A man wrongly jailed for murder for 11 years is to be refunded money taken from him to pay for his bed and board while in jail, the High Court has ruled.
Michael O'Brien was jailed for 11 years
One of the so-called Cardiff newsagent three, Michael O'Brien had been deducted £37,000 from a compensation payout of £650,000, which he received three years after being cleared in 1999.
The 36-year-old had been convicted of the 1987 murder of Cardiff newsagent Philip Saunders.
But on Wednesday, Mr O'Brien - along with two other men who had been imprisoned for 18 years for murdering a paperboy in Birmingham - won a test case in the High Court.
Mr Justice Maurice Kay ruled that a Home Office decision to discount "saved living expenses" in compensation payments had been mistakenly applied.

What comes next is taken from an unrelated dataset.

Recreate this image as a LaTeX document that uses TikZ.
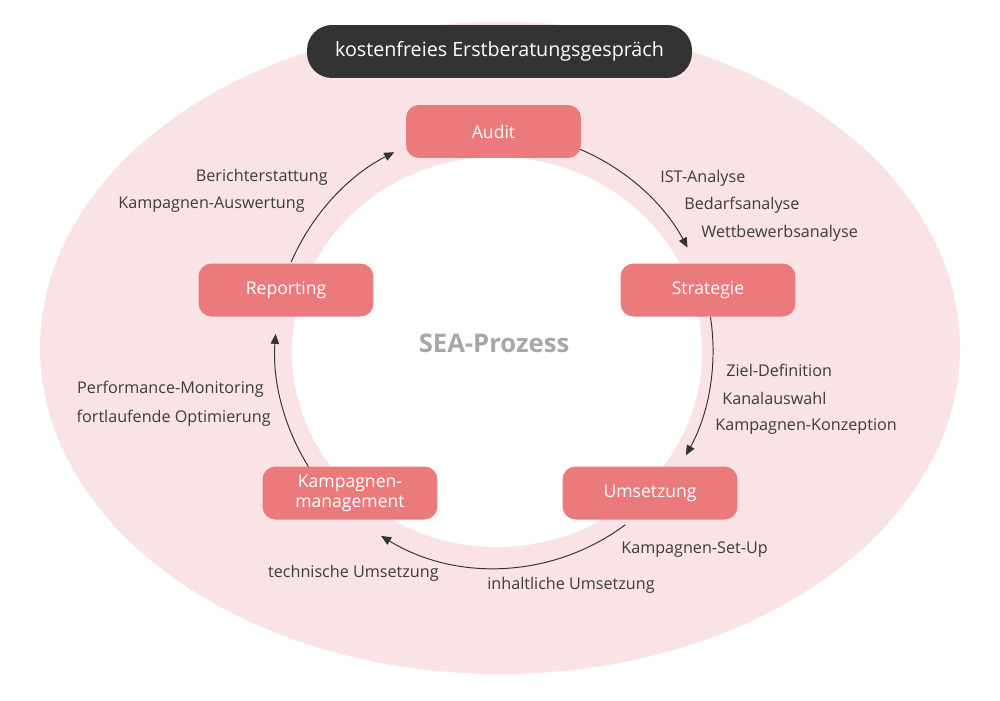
\documentclass[tikz,border=0pt]{standalone}
\usepackage{fontspec}
\setmainfont{Open Sans}
\usetikzlibrary{arrows.meta,calc}
\definecolor{nodepink}{HTML}{EB7A7C}
\definecolor{bgpink}{HTML}{F9E3E4}
\definecolor{darkbox}{HTML}{333333}
\definecolor{labeltext}{HTML}{3C3C3C}
\definecolor{seagray}{HTML}{A6A8A7}
\begin{document}
\begin{tikzpicture}[x=0.02cm,y=-0.02cm,
  stagebox/.style={fill=nodepink, rounded corners=0.26cm, minimum width=3.5cm, minimum height=1.06cm, text=white, font=\fontsize{10}{11.5}\selectfont, align=center, inner sep=0pt},
  topbox/.style={fill=darkbox, rounded corners=0.5cm, minimum width=7.7cm, minimum height=1.06cm, text=white, font=\fontsize{11.2}{13}\selectfont, inner sep=0pt},
  lbl/.style={text=labeltext, font=\fontsize{9.2}{11}\selectfont, inner sep=0pt},
  flow/.style={draw=darkbox, line width=0.55pt, -{Triangle[length=0.2cm,width=0.17cm]}}]
\useasboundingbox (0,0) rectangle (1000,700);
% background ellipses
\fill[bgpink] (500,348) ellipse [x radius=460, y radius=326];
\fill[white] (497,352) ellipse [x radius=205, y radius=195];
% centre of the process circle
\coordinate (C) at (495,350);
\coordinate (s1) at ($(C)+(-67:218)$);
\coordinate (s2) at ($(C)+(-8.7:218)$);
\coordinate (s3) at ($(C)+(53.3:218)$);
\coordinate (s4) at ($(C)+(147.3:220)$);
\coordinate (s5) at ($(C)+(203.4:222)$);
% connectors
\draw[flow] (s1) arc[start angle=-67, end angle=-28, radius=218];
\draw[flow] (s2) arc[start angle=-8.7, end angle=28.9, radius=218];
\draw[flow] (s3) arc[start angle=53.3, end angle=121.5, radius=218];
\draw[flow] (s4) arc[start angle=147.3, end angle=184.2, radius=220];
\draw[flow] (s5) arc[start angle=203.4, end angle=243, radius=222];
% nodes
\node[topbox] (consult) at (499.5,51.5) {kostenfreies Erstberatungsgespräch};
\node[stagebox] (audit) at (493.5,131.5) {Audit};
\node[stagebox] (strategie) at (708,290) {Strategie};
\node[stagebox] (umsetzung) at (650,493) {Umsetzung};
\node[stagebox] (kampagnen) at (350,493) {Kampagnen-\\management};
\node[stagebox] (reporting) at (286,290) {Reporting};
\node[font=\fontsize{14.6}{16}\selectfont\bfseries, text=seagray, inner sep=0pt] (sea) at (494,343) {SEA-Prozess};
% labels
\node[lbl, anchor=west] (l1) at (660,178) {IST-Analyse};
\node[lbl, anchor=west] (l2) at (684,205) {Bedarfsanalyse};
\node[lbl, anchor=west] (l3) at (701,233) {Wettbewerbsanalyse};
\node[lbl, anchor=west] (l4) at (726,370) {Ziel-Definition};
\node[lbl, anchor=west] (l5) at (722,398) {Kanalauswahl};
\node[lbl, anchor=west] (l6) at (715,427) {Kampagnen-Konzeption};
\node[lbl, anchor=west] (l7) at (621,550) {Kampagnen-Set-Up};
\node[lbl, anchor=west] (l8) at (487,585) {inhaltliche Umsetzung};
\node[lbl, anchor=east] (l9) at (439,573) {technische Umsetzung};
\node[lbl, anchor=east] (l10) at (328,177) {Berichterstattung};
\node[lbl, anchor=east] (l11) at (305,205) {Kampagnen-Auswertung};
\node[lbl, anchor=east] (l12) at (264,389) {Performance-Monitoring};
\node[lbl, anchor=east] (l13) at (271,418) {fortlaufende Optimierung};
\end{tikzpicture}
\end{document}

Mr O'Brien had been "absolutely livid" when he found out money had been deducted.
"They don't charge guilty people for bed and board, they only charge innocent people," he said.
Vincent and Michael Hickey spent 18 years in prison
Mr O'Brien said he had felt the Home Office was "re-asserting his guilt" with its decision to charge him for the time he spent in jail.
But speaking after the result of the High Court hearing, he said: "I'm absolutely delighted, because it sets a precedent for other victims of miscarriages of justice.
"I was angry when I got the bed and board bill because it makes a mockery of the criminal justice system.
"I'm now going to get a proper compensation package which is going to help with my future."
Vincent Hickey, 48, and his cousin Michael, 41, were the other men involved in the test case.
The pair, both from Birmingham, had been found guilty of murdering 13-year-old Carl Bridgewater in 1979.
Their convictions were overturned in July 1997, but they were each billed £60,000 to cover living expenses during their prison terms.